Search code examples
pythonapache-sparkpysparkrdd

Pyspark. Getting only minimal values


I want to get only minimum values.

import pyspark as ps

spark = ps.sql.SparkSession.builder.master('local[4]')\
    .appName('some-name-here').getOrCreate()

sc = spark.sparkContext

sc.textFile('path-to.csv')\
    .map(lambda x: x.replace('"', '').split(','))\
    .filter(lambda x: not x[0].startswith('player_id'))\
    .map(lambda x: (x[2] + " " + x[1], int(x[8]) if x[8] else 0))\
    .reduceByKey(lambda value1, value2: value1 + value2)\
    .sortBy(lambda price: price[1], ascending=True).collect()

This is what I get:

[('Cedric Ceballos', 0), ('Maurcie Cheeks', 0), ('James Foster', 0), ('Billy Gabor', 0), ('Julius Keye', 0), ('Anthony Mason', 0), ('Chuck Noble', 0), ('Theo Ratliff', 0), ('Austin Carr', 0), ('Mark Eaton', 0), ('A.C. Green', 0), ('Darrall Imhoff', 0), ('John Johnson', 0), ('Neil Johnson', 0), ('Jim King', 0), ('Max Zaslofsky', 1), ('Don Barksdale', 1), ('Curtis Rowe', 1), ('Caron Butler', 2), ('Chris Gatling', 2)].

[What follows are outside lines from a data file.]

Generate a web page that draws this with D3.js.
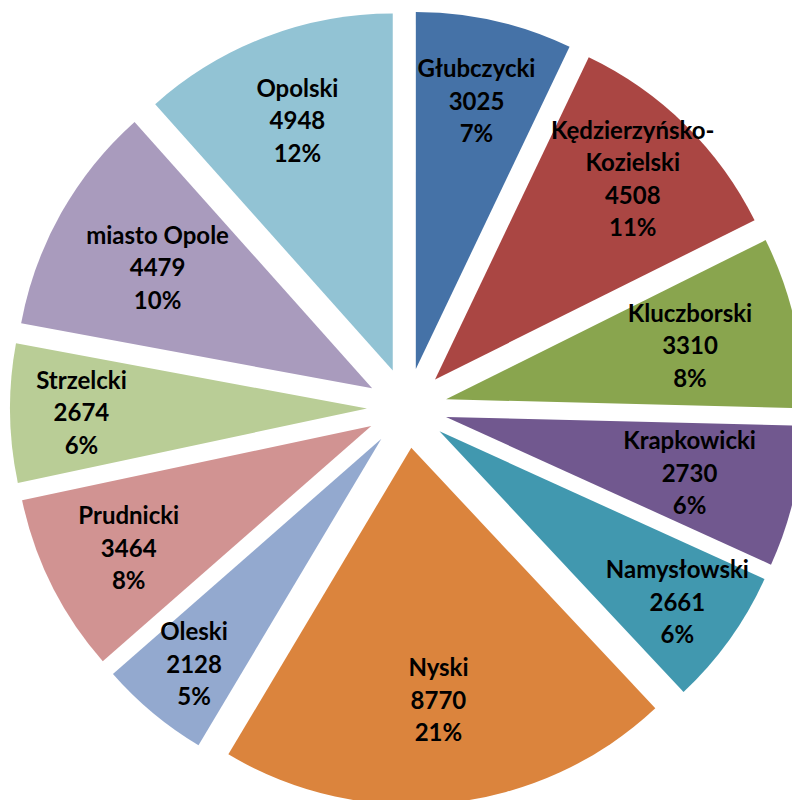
<!DOCTYPE html>
<html>
<head>
<meta charset="utf-8">
<script src="https://cdn.jsdelivr.net/npm/d3@7"></script>
<style>
  body { margin: 0; background: #fff; }
  .lbl { font-family: Lato, "Open Sans", sans-serif; font-weight: bold; font-size: 24px; fill: #000; }
</style>
</head>
<body>
<div id="chart"></div>
<script>
var width = 792,
    height = 800;

// data
var names = ["Głubczycki", "Kędzierzyńsko-\nKozielski", "Kluczborski", "Krapkowicki", "Namysłowski",
             "Nyski", "Oleski", "Prudnicki", "Strzelcki", "miasto Opole", "Opolski"];
var values = [3025, 4508, 3310, 2730, 2661, 8770, 2128, 3464, 2674, 4479, 4948];
var percents = ["7%", "11%", "8%", "6%", "6%", "21%", "5%", "8%", "6%", "10%", "12%"];

var colors = ["#4572A7", "#AA4643", "#89A54E", "#71588F", "#4198AF", "#DB843D",
              "#93A9CF", "#D19392", "#B9CD96", "#A99BBD", "#92C3D4"];

// layout: where excel's "best fit" put each label, as fraction of radius
var labelRadius = [0.77, 0.79, 0.70, 0.70, 0.82, 0.71, 0.82, 0.76, 0.80, 0.69, 0.75];

var cx = 407, cy = 408,
    radius = 357,
    explode = 40,
    lineH = 32.5;

var svg = d3.select("#chart").append("svg")
    .attr("width", width)
    .attr("height", height);

var pie = d3.pie().sort(null).value(function(d) { return d; });
var arc = d3.arc().innerRadius(0).outerRadius(radius);

var slices = pie(values);

var g = svg.selectAll("g.slice")
    .data(slices)
  .enter().append("g")
    .attr("class", "slice")
    .attr("transform", function(d) {
      var a = (d.startAngle + d.endAngle) / 2;
      return "translate(" + (cx + explode * Math.sin(a)) + "," + (cy - explode * Math.cos(a)) + ")";
    });

g.append("path")
    .attr("d", arc)
    .attr("fill", function(d, i) { return colors[i]; });

g.each(function(d, i) {
  var a = (d.startAngle + d.endAngle) / 2,
      r = radius * labelRadius[i],
      lines = names[i].split("\n").concat([values[i], percents[i]]);
  var t = d3.select(this).append("text")
      .attr("class", "lbl")
      .attr("text-anchor", "middle")
      .attr("x", r * Math.sin(a))
      .attr("y", -r * Math.cos(a));
  lines.forEach(function(l, k) {
    t.append("tspan")
      .attr("x", r * Math.sin(a))
      .attr("dy", k == 0 ? (-(lines.length - 1) / 2 * lineH + 9) : lineH)
      .text(l);
  });
});
</script>
</body>
</html>
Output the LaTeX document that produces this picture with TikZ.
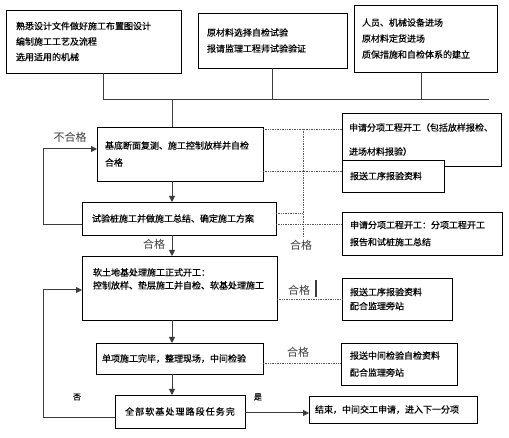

As you can see there are a lot of keys with value 0, which is the minimum value. How can I sort it?


Solution

  • You can collect the minimum value into a variable, and do an equality filter based on that variable:

    rdd = sc.textFile('path-to.csv')\
        .map(lambda x: x.replace('"', '').split(','))\
        .filter(lambda x: not x[0].startswith('player_id'))\
        .map(lambda x: (x[2] + " " + x[1], int(x[8]) if x[8] else 0))\
        .reduceByKey(lambda value1, value2: value1 + value2)\
        .sortBy(lambda price: price[1], ascending=True)
    
    minval = rdd.take(1)[0][1]
    rdd2 = rdd.filter(lambda x: x[1] == minval)